Mesmo assim, o PSDB gastou R$ 20.042,67 para comprar as passagens de ida e volta para Aécio participar da homenagem a FHC. O valor consta das notas fiscais emitidas pela agência de turismo que expediu o bilhete para o partido. A fatura foi paga com recursos do fundo partidário.
O custo poderia ter sido reduzido pela metade. Isso porque o PSDB teve que remarcar as passagens de Aécio. Inicialmente, o partido gastou R$ 11.726,35 para comprar os bilhetes com saída do Aeroporto Internacional Tom Jobim, no Rio de Janeiro, no dia 10 de maio e retorno de Nova York no dia 17 de maio.
O partido, porém, acabou desembolsando mais R$ 8.316,32 para remarcar a passagem de ida. Em vez de deixar o Brasil no dia 7, Aécio partiu três dias depois, no dia 10.
Outro lado
A reportagem do UOL questionou o PSDB sobre: os motivos que levaram o partido a custear as passagens de Aécio para Nova York; se o senador havia sido convidado pelos organizadores do evento; como foi custeada a hospedagem dele na cidade norte-americana; se ele havia reembolsado o partido; se ele viajou a Nova York na companhia de assessores; e se eventuais assessores também tiveram suas despesas pagas pelo partido.
Por meio de nota, o PSDB disse que as viagens de dirigentes partidários custeadas pela legenda são realizadas "para atender interesses político-partidários".
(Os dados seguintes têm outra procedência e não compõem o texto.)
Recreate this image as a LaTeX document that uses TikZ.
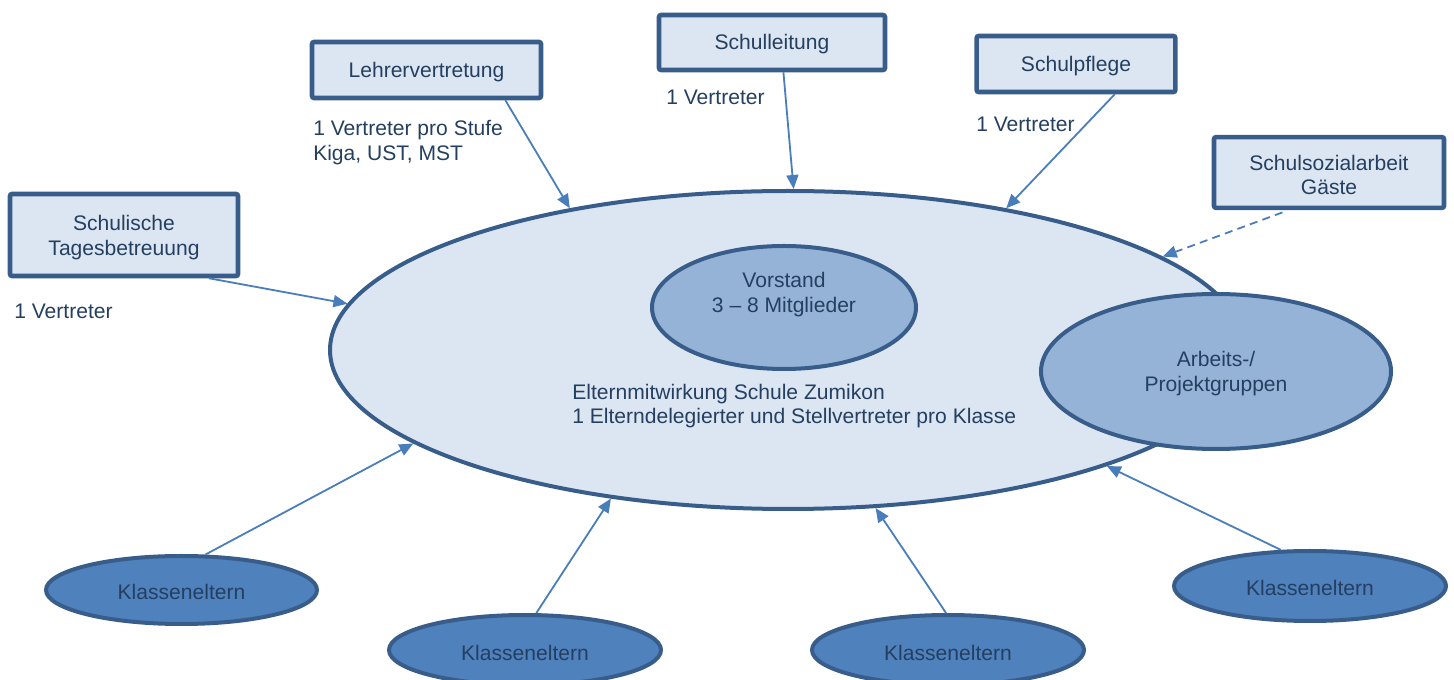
\documentclass[tikz,border=0pt]{standalone}
\usepackage{fontspec}
\setmainfont{Liberation Sans}
\usetikzlibrary{shapes.geometric,arrows.meta,calc}
\definecolor{txt}{HTML}{243F60}
\definecolor{bord}{HTML}{385D8A}
\definecolor{lightfill}{HTML}{DCE6F2}
\definecolor{midfill}{HTML}{95B3D7}
\definecolor{darkfill}{HTML}{4F81BD}
\definecolor{arrc}{HTML}{4A7EBB}
\begin{document}
\begin{tikzpicture}[x=0.75pt,y=-0.75pt,
  font=\fontsize{15.8}{18.5}\selectfont, text=txt,
  box/.style={draw=bord, line width=3.4pt, fill=lightfill, rounded corners=1.5pt, align=center, inner sep=0pt},
  ell/.style={ellipse, draw=bord, line width=3pt, inner sep=0pt, align=center},
  arr/.style={draw=arrc, line width=1.35pt, -{Triangle[length=10.5pt,width=9pt]}},
  lbl/.style={anchor=west, align=left, inner sep=0pt}]
\useasboundingbox (0,0) rectangle (1454,680);

% main ellipse and inner ellipses
\node[ell, fill=lightfill, minimum width=687pt, minimum height=238.5pt] (main) at (788,350) {};
\node[ell, fill=midfill, minimum width=198pt, minimum height=92.25pt] (vorstand) at (784,307.5) {};
\node[inner sep=0pt, align=center] (vorstandtxt) at (784,294.5) {Vorstand\\3 – 8 Mitglieder};
\node[ell, fill=midfill, minimum width=262.5pt, minimum height=116.25pt] (arbeit) at (1216,371.5) {};
\node[inner sep=0pt, align=center] (arbeittxt) at (1216,373.5) {Arbeits-/\\Projektgruppen};
\node[lbl] (maintxt) at (572,406) {Elternmitwirkung Schule Zumikon\\1 Elterndelegierter und Stellvertreter pro Klasse};

% boxes
\node[box, minimum width=171.75pt, minimum height=42pt] (lehrer) at (426.5,70) {};
\node[inner sep=0pt] (lehrertxt) at (426.5,72) {Lehrervertretung};
\node[box, minimum width=169.5pt, minimum height=41.25pt] (leitung) at (772,42.5) {};
\node[inner sep=0pt] (leitungtxt) at (772,44.5) {Schulleitung};
\node[box, minimum width=149pt, minimum height=42pt] (pflege) at (1076,64) {};
\node[inner sep=0pt] (pflegetxt) at (1076,66.5) {Schulpflege};
\node[box, minimum width=172.5pt, minimum height=53pt] (sozial) at (1329,172.5) {};
\node[inner sep=0pt, align=center] (sozialtxt) at (1329,175) {Schulsozialarbeit\\Gäste};
\node[box, minimum width=171pt, minimum height=61.5pt] (tages) at (124,235) {};
\node[inner sep=0pt, align=center] (tagestxt) at (124,237.5) {Schulische\\Tagesbetreuung};

% labels
\node[lbl] (lblLehrer) at (313,142.5) {1 Vertreter pro Stufe\\Kiga, UST, MST};
\node[lbl] (lblLeitung) at (666,97) {1 Vertreter};
\node[lbl] (lblPflege) at (976,124) {1 Vertreter};
\node[lbl] (lblTages) at (14,311) {1 Vertreter};

% Klasseneltern
\node[ell, fill=darkfill, minimum width=203.25pt, minimum height=51pt] (k1) at (181.5,590) {};
\node[inner sep=0pt] (k1txt) at (181.5,592) {Klasseneltern};
\node[ell, fill=darkfill, minimum width=204pt, minimum height=52.5pt] (k2) at (525,650) {};
\node[inner sep=0pt] (k2txt) at (525,653) {Klasseneltern};
\node[ell, fill=darkfill, minimum width=204pt, minimum height=52.5pt] (k3) at (948,650) {};
\node[inner sep=0pt] (k3txt) at (948,653) {Klasseneltern};
\node[ell, fill=darkfill, minimum width=204pt, minimum height=52.5pt] (k4) at (1310,586) {};
\node[inner sep=0pt] (k4txt) at (1310,588) {Klasseneltern};

% connectors
\draw[arr] (lehrer.-21.4) -- (main.147.7);
\draw[arr] (leitung.-69.5) -- (main.88.6);
\draw[arr] (pflege.-38.9) -- (main.33.2);
\draw[arr, dash pattern=on 6pt off 4pt, shorten <=5pt] (sozial.-137.8) -- (main.14.0);
\draw[arr] (tages.-27.3) -- (main.174.9);
\draw[arr] (k1.56.8) -- (main.194.1);
\draw[arr] (k2.73.7) -- (main.220.0);
\draw[arr] (k3.93.7) -- (main.-61.5);
\draw[arr] (k4.129.8) -- (main.-20.8);
\end{tikzpicture}
\end{document}
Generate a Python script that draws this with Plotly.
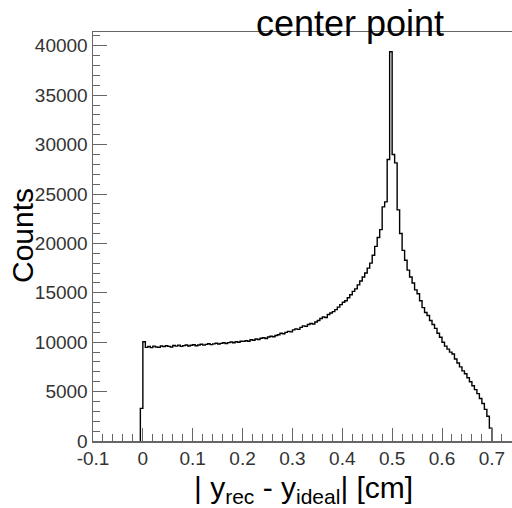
import numpy as np
import plotly.graph_objects as go

# Histogram: bin width 0.005, first bin lower edge -0.005
bin_width = 0.005
first_edge = -0.005
counts = [
    3300,
    10050, 9480, 9560, 9450, 9600, 9520, 9480, 9610, 9550, 9640,
    9580, 9520, 9660, 9600, 9700, 9580, 9650, 9720, 9610, 9690,
    9750, 9640, 9720, 9800, 9700, 9780, 9850, 9760, 9830, 9900,
    9820, 9880, 9950, 9870, 9960, 10020, 9940, 10050, 10000, 10100,
    10080, 10150, 10100, 10250, 10200, 10320, 10280, 10400, 10450, 10380,
    10520, 10600, 10550, 10680, 10750, 10900, 10850, 11000, 11100, 11050,
    11250, 11350, 11300, 11500, 11650, 11600, 11800, 11900, 11850, 12050,
    12200, 12400, 12550, 12500, 12800, 12950, 13100, 13300, 13550, 13800,
    14050, 14200, 14500, 14800, 15150, 15400, 15800, 16200, 16600, 17000,
    17500, 18000, 18800, 19700, 20600, 21400, 23700, 24200, 28500, 39400,
    29000, 28150, 23400, 21000, 19300, 18300, 17300, 16600, 16000, 15300,
    14900, 14200, 13500, 13000, 12700, 12200, 11800, 11400, 10900, 10500,
    10000, 9600, 9300, 9000, 8800, 8300, 7900, 7500, 7100, 6800,
    6400, 6000, 5600, 5200, 4800, 4300, 3800, 3200, 2500, 1300,
]
x_tick_vals = [-0.1, 0, 0.1, 0.2, 0.3, 0.4, 0.5, 0.6, 0.7]
x_tick_text = ["-0.1", "0", "0.1", "0.2", "0.3", "0.4", "0.5", "0.6", "0.7"]
y_tick_vals = [0, 5000, 10000, 15000, 20000, 25000, 30000, 35000, 40000]
y_tick_text = ["0", "5000", "10000", "15000", "20000", "25000", "30000", "35000", "40000"]

lower_edges = first_edge + bin_width * np.arange(len(counts))
upper_last = lower_edges[-1] + bin_width
xs = [first_edge] + list(lower_edges) + [upper_last]
ys = [0] + counts + [0]

FONT = "Liberation Sans, Arial, Helvetica, sans-serif"

fig = go.Figure()
fig.add_trace(go.Scatter(
    x=xs, y=ys, mode="lines", line=dict(shape="hv", color="black", width=1.4),
    hoverinfo="skip", showlegend=False,
))

axis_common = dict(
    showgrid=False, zeroline=False, showline=True, linecolor="#666", linewidth=1.5,
    ticks="inside", tickcolor="#666", tickwidth=1, automargin=False,
    tickfont=dict(family=FONT, size=19, color="#333"),
)

L, R, T, B = 93, 0, 32, 67
PW, PH = 512 - L - R, 508 - T - B

def px_to_paper(px, py):
    return (px - L) / PW, (508 - B - py) / PH

fig.update_layout(
    width=512, height=508,
    margin=dict(l=L, r=R, t=T, b=B, autoexpand=False),
    paper_bgcolor="white", plot_bgcolor="white",
    xaxis=dict(
        range=[-0.1, 0.7404], tickvals=x_tick_vals, ticktext=x_tick_text,
        ticklen=13, mirror=True,
        minor=dict(ticks="inside", ticklen=7, dtick=0.02, tick0=0, tickcolor="#666", tickwidth=1, showgrid=False),
        **axis_common,
    ),
    yaxis=dict(
        range=[0, 41400], tickvals=y_tick_vals, ticktext=y_tick_text,
        ticklen=14, mirror=False,
        minor=dict(ticks="inside", ticklen=7, dtick=1000, tick0=0, tickcolor="#666", tickwidth=1, showgrid=False),
        **axis_common,
    ),
)

tx, ty = px_to_paper(350, 23)
xx, xy = px_to_paper(303, 489)
cx, cy = px_to_paper(22, 236)
fig.update_layout(annotations=[
    dict(text="center point", x=tx, y=ty, xref="paper", yref="paper",
         showarrow=False, font=dict(family=FONT, size=36, color="black"),
         xanchor="center", yanchor="middle"),
    dict(text="| y<sub>rec</sub> - y<sub>ideal</sub>| [cm]", x=xx, y=xy,
         xref="paper", yref="paper", showarrow=False,
         font=dict(family=FONT, size=30, color="black"),
         xanchor="center", yanchor="middle"),
    dict(text="Counts", x=cx, y=cy, xref="paper", yref="paper",
         showarrow=False, textangle=-90,
         font=dict(family=FONT, size=30, color="black"),
         xanchor="center", yanchor="middle"),
])

fig.write_html(
    "out.html",
    config={"displayModeBar": False, "staticPlot": True},
    post_script="document.body.style.margin='0';document.body.style.overflow='hidden';",
)
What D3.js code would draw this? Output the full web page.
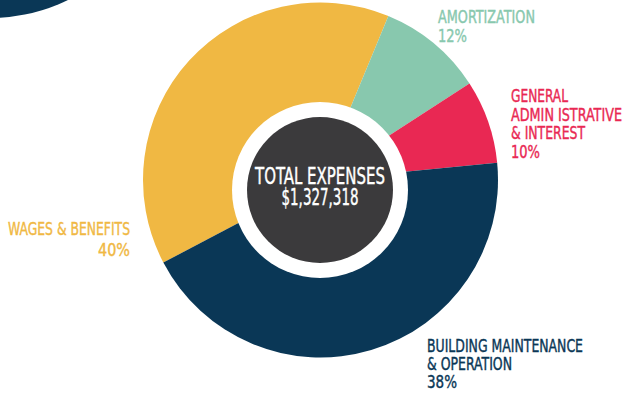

Sobre a ida de Aécio a Nova York, o partido disse que a ida do tucano à cidade teve a missão de "representar" o partido. "O presidente do partido representou o PSDB em importante homenagem prestada ao seu presidente de honra". Segundo o partido, Aécio não viajou acompanhado por assessores.
Nesta quarta-feira (19), após a publicação desta reportagem, o PSDB enviou uma nova nota ao UOL em que diz que não há irregularidades na conduta do Aécio. "Nos últimos anos, poucos eventos internacionais trouxeram tanto prestígio ao partido quanto a homenagem prestada pela Câmara de Comércio Brasil-EUA que, em 2015, homenageou o ex-presidente norte-americano Bill Clinton e o presidente de honra do PSDB e ex-presidente da República Fernando Henrique Cardoso, que proferiu memorável palestra sobre a realidade brasileira e internacional para mais de mil convidados de diversas partes do mundo. Estranho seria se, em um evento dessa magnitude, o PSDB não se fizesse representar", diz o texto.